I am passing The Volos-Lamia section for the third time today within the last 3-4 hours. I already know it by heart and the view of the Malian Gulf from the highway rather irritates me. I focus on the road and the management of the tiny white resemblance of a car (I will call it Tiny from now on), which I will ride for the next 2 000 km or so. In the next few days I will need to get used to the dynamics, the manual gears, the low chassis.
The speedometer shows a maximum possible speed of 210 km/h. Are people from Fiat brainless??!! Who would drive such a little thing at 140 km/h, let alone 210 km/h.
A few things I get convinced of while being on the roads of the Peloponnese, driving once again in my life a miniature rental car:
The trip to Athens is picturesque, almost all the time I drive along the northern and then the southern coast of the Malian Gulf. I probably missed a lot of photo opportunities, but due to the late hour I drive in twilight and later in the dark, so no photos are possible.
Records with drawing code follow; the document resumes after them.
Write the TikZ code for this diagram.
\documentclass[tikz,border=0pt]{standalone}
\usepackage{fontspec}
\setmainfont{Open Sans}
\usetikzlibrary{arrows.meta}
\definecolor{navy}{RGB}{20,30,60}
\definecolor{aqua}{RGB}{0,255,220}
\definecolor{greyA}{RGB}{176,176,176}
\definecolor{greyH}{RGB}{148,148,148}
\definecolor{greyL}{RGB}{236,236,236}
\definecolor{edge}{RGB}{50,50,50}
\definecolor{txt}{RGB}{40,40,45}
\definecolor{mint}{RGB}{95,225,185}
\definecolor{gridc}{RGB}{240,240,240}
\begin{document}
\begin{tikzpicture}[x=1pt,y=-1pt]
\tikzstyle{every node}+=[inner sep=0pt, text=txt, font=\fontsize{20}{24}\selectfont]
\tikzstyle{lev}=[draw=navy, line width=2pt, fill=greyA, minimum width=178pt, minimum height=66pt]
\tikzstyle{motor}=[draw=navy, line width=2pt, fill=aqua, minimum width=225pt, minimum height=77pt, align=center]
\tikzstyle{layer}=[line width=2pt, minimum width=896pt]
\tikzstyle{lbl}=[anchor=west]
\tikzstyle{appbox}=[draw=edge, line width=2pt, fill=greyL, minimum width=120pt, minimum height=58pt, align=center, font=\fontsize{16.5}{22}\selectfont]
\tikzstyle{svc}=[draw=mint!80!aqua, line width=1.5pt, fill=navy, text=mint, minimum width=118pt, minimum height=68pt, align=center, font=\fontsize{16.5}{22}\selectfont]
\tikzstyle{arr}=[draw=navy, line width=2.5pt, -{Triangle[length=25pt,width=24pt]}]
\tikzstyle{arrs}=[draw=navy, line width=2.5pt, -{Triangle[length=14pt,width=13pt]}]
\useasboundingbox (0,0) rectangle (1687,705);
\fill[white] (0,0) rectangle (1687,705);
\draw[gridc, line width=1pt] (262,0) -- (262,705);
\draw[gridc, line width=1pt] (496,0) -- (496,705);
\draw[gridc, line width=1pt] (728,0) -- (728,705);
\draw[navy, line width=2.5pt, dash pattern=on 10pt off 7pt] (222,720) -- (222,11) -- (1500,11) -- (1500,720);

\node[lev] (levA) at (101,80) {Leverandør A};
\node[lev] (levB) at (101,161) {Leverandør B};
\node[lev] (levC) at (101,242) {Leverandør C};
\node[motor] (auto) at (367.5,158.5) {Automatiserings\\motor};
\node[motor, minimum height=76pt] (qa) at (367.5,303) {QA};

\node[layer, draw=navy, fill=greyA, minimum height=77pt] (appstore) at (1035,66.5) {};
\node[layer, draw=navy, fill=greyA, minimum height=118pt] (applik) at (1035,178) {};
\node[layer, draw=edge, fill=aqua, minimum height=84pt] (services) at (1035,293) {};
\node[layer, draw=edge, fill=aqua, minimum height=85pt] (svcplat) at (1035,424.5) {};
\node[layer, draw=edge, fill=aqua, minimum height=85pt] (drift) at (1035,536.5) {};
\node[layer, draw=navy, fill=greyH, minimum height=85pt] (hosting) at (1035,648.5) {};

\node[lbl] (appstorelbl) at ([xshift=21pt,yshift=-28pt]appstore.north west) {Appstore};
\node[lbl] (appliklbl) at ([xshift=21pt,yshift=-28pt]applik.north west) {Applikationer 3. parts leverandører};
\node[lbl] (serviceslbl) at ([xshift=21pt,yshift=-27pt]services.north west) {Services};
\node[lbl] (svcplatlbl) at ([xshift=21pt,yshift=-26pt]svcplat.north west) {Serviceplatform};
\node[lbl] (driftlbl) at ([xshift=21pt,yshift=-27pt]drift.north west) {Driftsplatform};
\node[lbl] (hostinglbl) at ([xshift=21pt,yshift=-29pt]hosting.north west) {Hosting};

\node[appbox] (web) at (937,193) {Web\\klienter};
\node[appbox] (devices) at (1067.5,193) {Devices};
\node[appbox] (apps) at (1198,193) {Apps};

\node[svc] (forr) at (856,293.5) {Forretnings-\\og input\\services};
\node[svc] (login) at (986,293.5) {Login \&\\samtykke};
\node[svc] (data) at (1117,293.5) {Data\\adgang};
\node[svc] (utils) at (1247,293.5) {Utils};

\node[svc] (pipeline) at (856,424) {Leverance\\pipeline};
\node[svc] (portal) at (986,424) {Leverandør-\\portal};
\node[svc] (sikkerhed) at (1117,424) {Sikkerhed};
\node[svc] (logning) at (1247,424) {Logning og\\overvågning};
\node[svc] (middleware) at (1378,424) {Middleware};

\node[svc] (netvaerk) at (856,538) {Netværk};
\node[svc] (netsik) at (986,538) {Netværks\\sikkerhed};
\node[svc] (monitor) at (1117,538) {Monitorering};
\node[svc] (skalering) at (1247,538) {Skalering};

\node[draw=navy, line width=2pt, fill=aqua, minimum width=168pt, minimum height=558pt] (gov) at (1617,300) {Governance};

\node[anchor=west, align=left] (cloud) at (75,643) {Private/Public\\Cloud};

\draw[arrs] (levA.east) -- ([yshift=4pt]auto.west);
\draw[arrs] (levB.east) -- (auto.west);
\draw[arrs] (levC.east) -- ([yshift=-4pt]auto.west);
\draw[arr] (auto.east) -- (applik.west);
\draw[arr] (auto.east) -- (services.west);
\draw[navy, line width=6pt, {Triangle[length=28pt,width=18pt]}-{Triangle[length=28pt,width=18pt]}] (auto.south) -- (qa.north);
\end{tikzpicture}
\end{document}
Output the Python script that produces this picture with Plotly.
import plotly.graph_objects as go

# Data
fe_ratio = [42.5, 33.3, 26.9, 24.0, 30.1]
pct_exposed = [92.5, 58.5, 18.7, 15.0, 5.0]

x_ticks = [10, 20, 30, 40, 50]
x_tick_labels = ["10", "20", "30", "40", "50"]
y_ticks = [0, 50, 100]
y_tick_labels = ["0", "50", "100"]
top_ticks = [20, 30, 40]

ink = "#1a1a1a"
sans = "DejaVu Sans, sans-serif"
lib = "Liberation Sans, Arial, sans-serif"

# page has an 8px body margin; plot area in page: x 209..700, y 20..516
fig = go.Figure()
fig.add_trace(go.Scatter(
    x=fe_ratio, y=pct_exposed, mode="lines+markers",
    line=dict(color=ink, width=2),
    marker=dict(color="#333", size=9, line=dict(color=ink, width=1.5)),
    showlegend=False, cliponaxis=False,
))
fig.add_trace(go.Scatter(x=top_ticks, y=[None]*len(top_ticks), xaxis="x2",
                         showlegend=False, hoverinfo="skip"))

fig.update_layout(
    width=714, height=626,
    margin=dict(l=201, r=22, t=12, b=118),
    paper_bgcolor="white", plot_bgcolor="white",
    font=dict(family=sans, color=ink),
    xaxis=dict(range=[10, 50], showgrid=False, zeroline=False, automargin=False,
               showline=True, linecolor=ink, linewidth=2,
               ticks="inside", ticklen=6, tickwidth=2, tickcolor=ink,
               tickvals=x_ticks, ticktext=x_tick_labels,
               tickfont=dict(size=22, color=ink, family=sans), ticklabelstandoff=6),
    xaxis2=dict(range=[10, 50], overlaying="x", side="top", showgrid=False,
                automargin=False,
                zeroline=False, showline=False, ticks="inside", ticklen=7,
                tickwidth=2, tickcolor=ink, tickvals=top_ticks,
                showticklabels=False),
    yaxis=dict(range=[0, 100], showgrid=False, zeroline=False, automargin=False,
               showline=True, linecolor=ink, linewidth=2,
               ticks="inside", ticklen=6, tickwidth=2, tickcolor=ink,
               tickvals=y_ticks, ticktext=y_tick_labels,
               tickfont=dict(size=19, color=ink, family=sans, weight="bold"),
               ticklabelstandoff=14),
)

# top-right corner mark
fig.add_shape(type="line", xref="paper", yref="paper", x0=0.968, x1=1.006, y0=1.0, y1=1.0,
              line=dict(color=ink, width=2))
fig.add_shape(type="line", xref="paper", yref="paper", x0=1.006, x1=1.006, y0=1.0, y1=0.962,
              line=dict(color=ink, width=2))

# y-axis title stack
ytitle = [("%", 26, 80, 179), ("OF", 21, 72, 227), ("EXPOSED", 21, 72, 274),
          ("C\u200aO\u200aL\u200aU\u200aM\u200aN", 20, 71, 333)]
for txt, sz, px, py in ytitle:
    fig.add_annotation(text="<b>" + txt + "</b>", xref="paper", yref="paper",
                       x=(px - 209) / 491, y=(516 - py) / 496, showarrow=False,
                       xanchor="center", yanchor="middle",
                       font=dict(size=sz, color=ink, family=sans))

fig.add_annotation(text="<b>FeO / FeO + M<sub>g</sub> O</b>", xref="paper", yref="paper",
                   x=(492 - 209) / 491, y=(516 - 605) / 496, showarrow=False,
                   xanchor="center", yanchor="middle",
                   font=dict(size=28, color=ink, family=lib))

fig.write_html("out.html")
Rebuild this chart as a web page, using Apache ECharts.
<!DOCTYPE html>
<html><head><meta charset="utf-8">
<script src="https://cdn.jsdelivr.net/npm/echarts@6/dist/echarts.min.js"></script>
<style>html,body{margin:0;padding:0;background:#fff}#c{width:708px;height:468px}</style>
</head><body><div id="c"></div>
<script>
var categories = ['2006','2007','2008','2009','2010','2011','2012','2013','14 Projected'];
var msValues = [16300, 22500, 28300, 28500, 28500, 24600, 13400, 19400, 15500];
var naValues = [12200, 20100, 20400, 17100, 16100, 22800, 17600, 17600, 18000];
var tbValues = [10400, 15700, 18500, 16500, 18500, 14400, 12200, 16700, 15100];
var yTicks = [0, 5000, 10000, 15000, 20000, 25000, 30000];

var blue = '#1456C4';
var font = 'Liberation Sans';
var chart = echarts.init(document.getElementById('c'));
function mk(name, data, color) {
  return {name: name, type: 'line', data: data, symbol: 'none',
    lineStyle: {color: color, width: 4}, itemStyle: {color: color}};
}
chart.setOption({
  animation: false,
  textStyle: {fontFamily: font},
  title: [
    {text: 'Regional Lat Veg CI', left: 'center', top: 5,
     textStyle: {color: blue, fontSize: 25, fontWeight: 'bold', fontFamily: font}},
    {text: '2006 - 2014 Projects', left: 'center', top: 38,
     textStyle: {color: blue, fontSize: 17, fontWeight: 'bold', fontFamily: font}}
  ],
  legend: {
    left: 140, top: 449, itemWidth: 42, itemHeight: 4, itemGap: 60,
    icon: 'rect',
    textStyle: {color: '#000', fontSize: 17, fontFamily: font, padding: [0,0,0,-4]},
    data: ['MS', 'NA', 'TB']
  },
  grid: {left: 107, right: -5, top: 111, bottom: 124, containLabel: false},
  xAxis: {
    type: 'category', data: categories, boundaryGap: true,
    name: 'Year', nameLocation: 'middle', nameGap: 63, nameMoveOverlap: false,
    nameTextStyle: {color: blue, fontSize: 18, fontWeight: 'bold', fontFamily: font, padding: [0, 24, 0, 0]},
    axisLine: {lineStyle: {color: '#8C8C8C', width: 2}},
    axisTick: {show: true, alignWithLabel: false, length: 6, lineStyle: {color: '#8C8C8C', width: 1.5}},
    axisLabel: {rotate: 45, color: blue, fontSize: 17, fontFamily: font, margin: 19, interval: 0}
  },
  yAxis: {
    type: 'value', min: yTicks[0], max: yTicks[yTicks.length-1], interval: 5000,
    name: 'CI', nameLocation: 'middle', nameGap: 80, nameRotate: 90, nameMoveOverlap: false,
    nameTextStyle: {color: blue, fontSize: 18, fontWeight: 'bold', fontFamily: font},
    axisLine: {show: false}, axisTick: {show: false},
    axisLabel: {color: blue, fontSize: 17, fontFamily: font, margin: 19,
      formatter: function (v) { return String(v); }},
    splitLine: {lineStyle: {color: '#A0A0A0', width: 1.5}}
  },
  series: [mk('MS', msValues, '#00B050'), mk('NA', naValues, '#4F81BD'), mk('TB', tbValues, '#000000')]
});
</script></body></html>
In some places, the highway is under repair, but the sections are well marked with huge flashing lights, which you can see for kilometers, so it is impossible to crash into the construction equipment. And the repairs are in full swing at night. I don’t know if it’s because of deadlines, the terrible heat during the day or higher night rates, but it’s a fact that repairs are going full force.
We are approaching Athens and the traffic is becoming more intense, new lanes and new streams of cars are adding to the traffic from everywhere, there are constant detours here and there. The city is huge! Entering the city center is a total nightmare. It’s Friday night, almost 22:00 pm, and motorcyclists, cyclists and taxis are speeding past us from all directions. Why aren’t these people in the taverns already! Where are they going??!! Some streets are temporarily closed with police barricades. We have read in the news that there would be protests over the idea of compulsory COVID-19 vaccinations in Athens. We go deeper and deeper into the center and the streets become narrower narrower, and the motorcyclists more and more impudent.
I swear, I follow the constant updates of the GPS navigation, which re-calculates the route for every police blockade and I progress slowly towards the end point – Hotel Zappion, which turns out to bear the same name as the one of a very famous building in the city center.
The hotel informed us during the reservation process a few days ago that there is a parking lot nearby, with which Zappion work at a discount – by chance we find ourselves right in front of it as we sneak through the narrow streets full of parked cars and stop at the barrier with relief. I’m happy to leave the car here for two days and I plan to pick it up only when it’s time to get out of this hell of driving and head to the next point of our journey.
The night shift employee at the hotel is a super professional, with a well-balanced combination of courtesy, irony, self-irony, criticism of the government and everything else that goes into the golden formula for a good hotelier. We leave our luggage in the room and go on a night tour of the center of Athens. According to the receptionist, it is completely safe, no matter that it is almost 00:00.
We descend on Vasileos Konstantinou Blvd., past the brightly lit Kalimarmaro (the stadium Panathenaic – the only stadium in the world made entirely of white marble), and to our left on the hill the Parthenon lights up.
Then we head to the National Gardens. The frantic traffic continues even at this late hour, so crossing the boulevard should be performed only at the traffic lights!
We manage to see almost everything that has to be seen in this part of the center of Athens – the Stadium Panathenaic, the Zappion gallery, the columns of the Temple of Zeus, the Arch of Hadrian and of course the Parthenon in the distance, all of them nicely lit by floodlights.
Back to the hotel for well deserved rest, because tomorrow we are due for a veeery long walk.